Stated task: Exclude the pictures and return every line exactly as written.

--------------------------------

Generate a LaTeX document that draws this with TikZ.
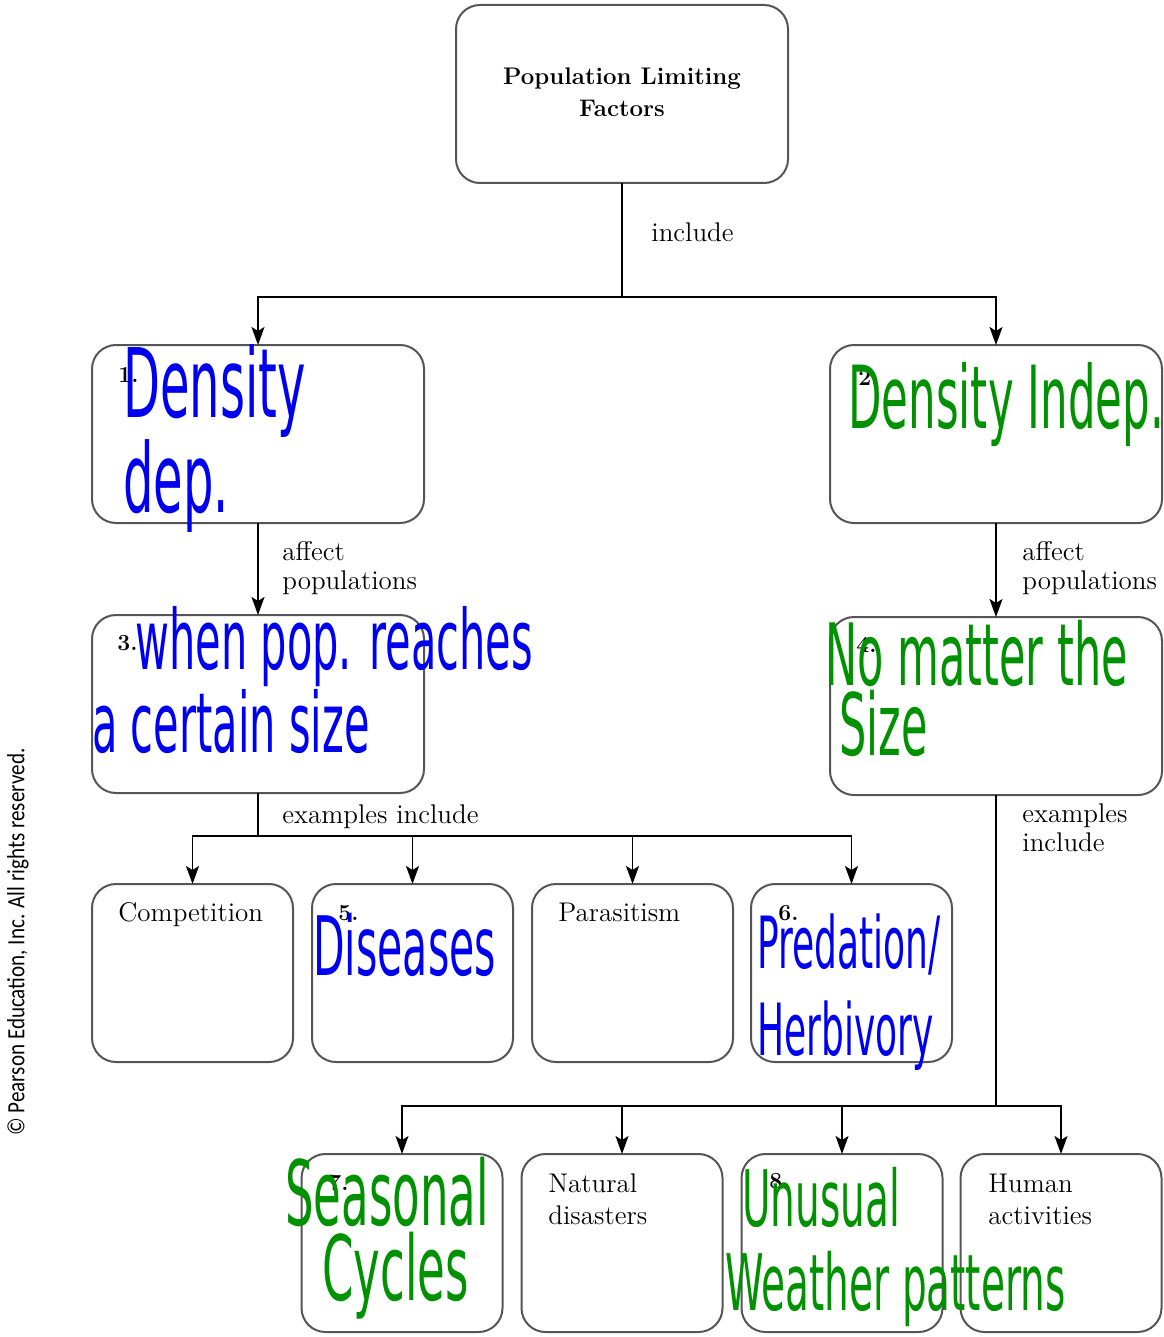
\documentclass[tikz,border=0pt]{standalone}
\usepackage{fontspec}
\usepackage{tikz}
\usetikzlibrary{arrows.meta,positioning}
\newfontfamily\handfont[FakeStretch=0.5]{DejaVu Sans}
\newfontfamily\copyfont[FakeStretch=0.85]{Carlito}
\newcommand\hw[2]{\handfont\fontsize{#1}{#2}\selectfont}
\definecolor{penblue}{RGB}{0,0,240}
\definecolor{pengreen}{RGB}{0,145,0}
\definecolor{boxgray}{RGB}{85,85,85}
\tikzset{
  box/.style={draw=boxgray,line width=1pt,rounded corners=12pt,minimum width=166pt,minimum height=89pt,inner sep=0pt,outer sep=0pt},
  small/.style={box,minimum width=100.5pt},
  arr/.style={-{Stealth[length=9pt,width=6.5pt,inset=2pt]},line width=0.8pt},
  link/.style={line width=0.8pt},
  lab/.style={font=\fontsize{13.5}{14.5}\selectfont,align=left,anchor=base west,inner sep=0pt},
  num/.style={font=\fontsize{11.5}{11.5}\selectfont\bfseries,anchor=base west,inner sep=0pt},
  hand/.style={align=left,anchor=base west,inner sep=0pt}
}
\begin{document}
\begin{tikzpicture}[x=0.5pt,y=-0.5pt]
		\useasboundingbox (0,0) rectangle (1163,1337);
		%Boxes
		\node[box] (top) at (622,94) {};
		\node[box] (dd) at (258,434) {};
		\node[box] (di) at (996,434) {};
		\node[box] (dw) at (258,704) {};
		\node[box] (dn) at (996,706) {};
		\node[small] (comp) at (192.5,973) {};
		\node[small] (dis) at (412.5,973) {};
		\node[small] (para) at (632.5,973) {};
		\node[small] (pred) at (851.5,973) {};
		\node[small] (seas) at (402,1243) {};
		\node[small] (nat) at (622,1243) {};
		\node[small] (unus) at (842,1243) {};
		\node[small] (hum) at (1061,1243) {};
		%Connectors
		\coordinate (c0) at (622,297);
		\coordinate (c1) at (258,836);
		\coordinate (c2) at (996,1106);
		\draw[link] (top.south) -- (c0);
		\draw[arr] (c0) -| (dd.north);
		\draw[arr] (c0) -| (di.north);
		\draw[arr] (dd.south) -- (dw.north);
		\draw[arr] (di.south) -- (dn.north);
		\draw[link] (dw.south) -- (c1);
		\foreach \b in {comp,dis,para,pred} \draw[arr] (c1) -| (\b.north);
		\draw[link] (dn.south) -- (c2);
		\foreach \b in {seas,nat,unus,hum} \draw[arr] (c2) -| (\b.north);
		%Printed text
		\node[font=\fontsize{12}{16}\selectfont\bfseries,align=center] (title) at (622,92) {Population Limiting\\Factors};
		\node[lab] (inc) at (651,242) {include};
		\node[lab] (aff1) at (282,589) {affect\\populations};
		\node[lab] (aff2) at (1022,589) {affect\\populations};
		\node[lab] (ex1) at (282,823) {examples include};
		\node[lab] (ex2) at (1022,851) {examples\\include};
		\node[lab] (tcomp) at (118,921) {Competition};
		\node[lab] (tpara) at (558,921) {Parasitism};
		\node[lab,font=\fontsize{13.5}{16}\selectfont] (tnat) at (548,1224) {Natural\\disasters};
		\node[lab,font=\fontsize{13.5}{16}\selectfont] (thum) at (988,1224) {Human\\activities};
		%Numbers
		\node[num] (n1) at (118,382) {1.};
		\node[num] (n2) at (858,385) {2.};
		\node[num] (n3) at (117,650) {3.};
		\node[num] (n4) at (856,652) {4.};
		\node[num] (n5) at (338,920) {5.};
		\node[num] (n6) at (778,920) {6.};
		\node[num] (n7) at (328,1190) {7.};
		\node[num] (n8) at (769,1188) {8.};
		%Handwriting
		\node[hand,text=penblue,font=\hw{48}{40}] (h1) at (123,512) {Density\\dep.};
		\node[hand,text=pengreen,font=\hw{43.5}{36}] (h2) at (848,428) {Density Indep.};
		\node[hand,text=penblue,font=\hw{41.5}{38.5}] (h3) at (92,752) {\hspace*{21.5pt}when pop. reaches\\a certain size};
		\node[hand,text=pengreen,font=\hw{43}{35}] (h4) at (825,755) {No matter the\\\hspace*{7pt}Size};
		\node[hand,text=penblue,font=\hw{41}{40}] (h5) at (313,975) {Diseases};
		\node[hand,text=penblue,font=\hw{36}{43.5}] (h6) at (757,1055) {Predation/\\Herbivory};
		\node[hand,text=pengreen,font=\hw{45}{37.5}] (h7) at (285,1300) {Seasonal\\\hspace*{18.5pt}Cycles};
		\node[hand,text=pengreen,font=\hw{39}{42}] (h8) at (725,1310) {\hspace*{8.5pt}Unusual\\Weather patterns};
		%Side note
		\node[font=\copyfont\fontsize{12.4}{12.4}\selectfont,rotate=90] (copy) at (18,942) {© Pearson Education, Inc. All rights reserved.};
\end{tikzpicture}
\end{document}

--------------------------------

Response to the exercise:
Generate a LaTeX document that draws this with TikZ.
\documentclass[tikz,border=0pt]{standalone}
\usepackage{fontspec}
\usepackage{tikz}
\usetikzlibrary{arrows.meta,positioning}
\newfontfamily\handfont[FakeStretch=0.5]{DejaVu Sans}
\newfontfamily\copyfont[FakeStretch=0.85]{Carlito}
\newcommand\hw[2]{\handfont\fontsize{#1}{#2}\selectfont}
\definecolor{penblue}{RGB}{0,0,240}
\definecolor{pengreen}{RGB}{0,145,0}
\definecolor{boxgray}{RGB}{85,85,85}
\tikzset{
  box/.style={draw=boxgray,line width=1pt,rounded corners=12pt,minimum width=166pt,minimum height=89pt,inner sep=0pt,outer sep=0pt},
  small/.style={box,minimum width=100.5pt},
  arr/.style={-{Stealth[length=9pt,width=6.5pt,inset=2pt]},line width=0.8pt},
  link/.style={line width=0.8pt},
  lab/.style={font=\fontsize{13.5}{14.5}\selectfont,align=left,anchor=base west,inner sep=0pt},
  num/.style={font=\fontsize{11.5}{11.5}\selectfont\bfseries,anchor=base west,inner sep=0pt},
  hand/.style={align=left,anchor=base west,inner sep=0pt}
}
\begin{document}
\begin{tikzpicture}[x=0.5pt,y=-0.5pt]
		\useasboundingbox (0,0) rectangle (1163,1337);
		%Boxes
		\node[box] (top) at (622,94) {};
		\node[box] (dd) at (258,434) {};
		\node[box] (di) at (996,434) {};
		\node[box] (dw) at (258,704) {};
		\node[box] (dn) at (996,706) {};
		\node[small] (comp) at (192.5,973) {};
		\node[small] (dis) at (412.5,973) {};
		\node[small] (para) at (632.5,973) {};
		\node[small] (pred) at (851.5,973) {};
		\node[small] (seas) at (402,1243) {};
		\node[small] (nat) at (622,1243) {};
		\node[small] (unus) at (842,1243) {};
		\node[small] (hum) at (1061,1243) {};
		%Connectors
		\coordinate (c0) at (622,297);
		\coordinate (c1) at (258,836);
		\coordinate (c2) at (996,1106);
		\draw[link] (top.south) -- (c0);
		\draw[arr] (c0) -| (dd.north);
		\draw[arr] (c0) -| (di.north);
		\draw[arr] (dd.south) -- (dw.north);
		\draw[arr] (di.south) -- (dn.north);
		\draw[link] (dw.south) -- (c1);
		\foreach \b in {comp,dis,para,pred} \draw[arr] (c1) -| (\b.north);
		\draw[link] (dn.south) -- (c2);
		\foreach \b in {seas,nat,unus,hum} \draw[arr] (c2) -| (\b.north);
		%Printed text
		\node[font=\fontsize{12}{16}\selectfont\bfseries,align=center] (title) at (622,92) {Population Limiting\\Factors};
		\node[lab] (inc) at (651,242) {include};
		\node[lab] (aff1) at (282,589) {affect\\populations};
		\node[lab] (aff2) at (1022,589) {affect\\populations};
		\node[lab] (ex1) at (282,823) {examples include};
		\node[lab] (ex2) at (1022,851) {examples\\include};
		\node[lab] (tcomp) at (118,921) {Competition};
		\node[lab] (tpara) at (558,921) {Parasitism};
		\node[lab,font=\fontsize{13.5}{16}\selectfont] (tnat) at (548,1224) {Natural\\disasters};
		\node[lab,font=\fontsize{13.5}{16}\selectfont] (thum) at (988,1224) {Human\\activities};
		%Numbers
		\node[num] (n1) at (118,382) {1.};
		\node[num] (n2) at (858,385) {2.};
		\node[num] (n3) at (117,650) {3.};
		\node[num] (n4) at (856,652) {4.};
		\node[num] (n5) at (338,920) {5.};
		\node[num] (n6) at (778,920) {6.};
		\node[num] (n7) at (328,1190) {7.};
		\node[num] (n8) at (769,1188) {8.};
		%Handwriting
		\node[hand,text=penblue,font=\hw{48}{40}] (h1) at (123,512) {Density\\dep.};
		\node[hand,text=pengreen,font=\hw{43.5}{36}] (h2) at (848,428) {Density Indep.};
		\node[hand,text=penblue,font=\hw{41.5}{38.5}] (h3) at (92,752) {\hspace*{21.5pt}when pop. reaches\\a certain size};
		\node[hand,text=pengreen,font=\hw{43}{35}] (h4) at (825,755) {No matter the\\\hspace*{7pt}Size};
		\node[hand,text=penblue,font=\hw{41}{40}] (h5) at (313,975) {Diseases};
		\node[hand,text=penblue,font=\hw{36}{43.5}] (h6) at (757,1055) {Predation/\\Herbivory};
		\node[hand,text=pengreen,font=\hw{45}{37.5}] (h7) at (285,1300) {Seasonal\\\hspace*{18.5pt}Cycles};
		\node[hand,text=pengreen,font=\hw{39}{42}] (h8) at (725,1310) {\hspace*{8.5pt}Unusual\\Weather patterns};
		%Side note
		\node[font=\copyfont\fontsize{12.4}{12.4}\selectfont,rotate=90] (copy) at (18,942) {© Pearson Education, Inc. All rights reserved.};
\end{tikzpicture}
\end{document}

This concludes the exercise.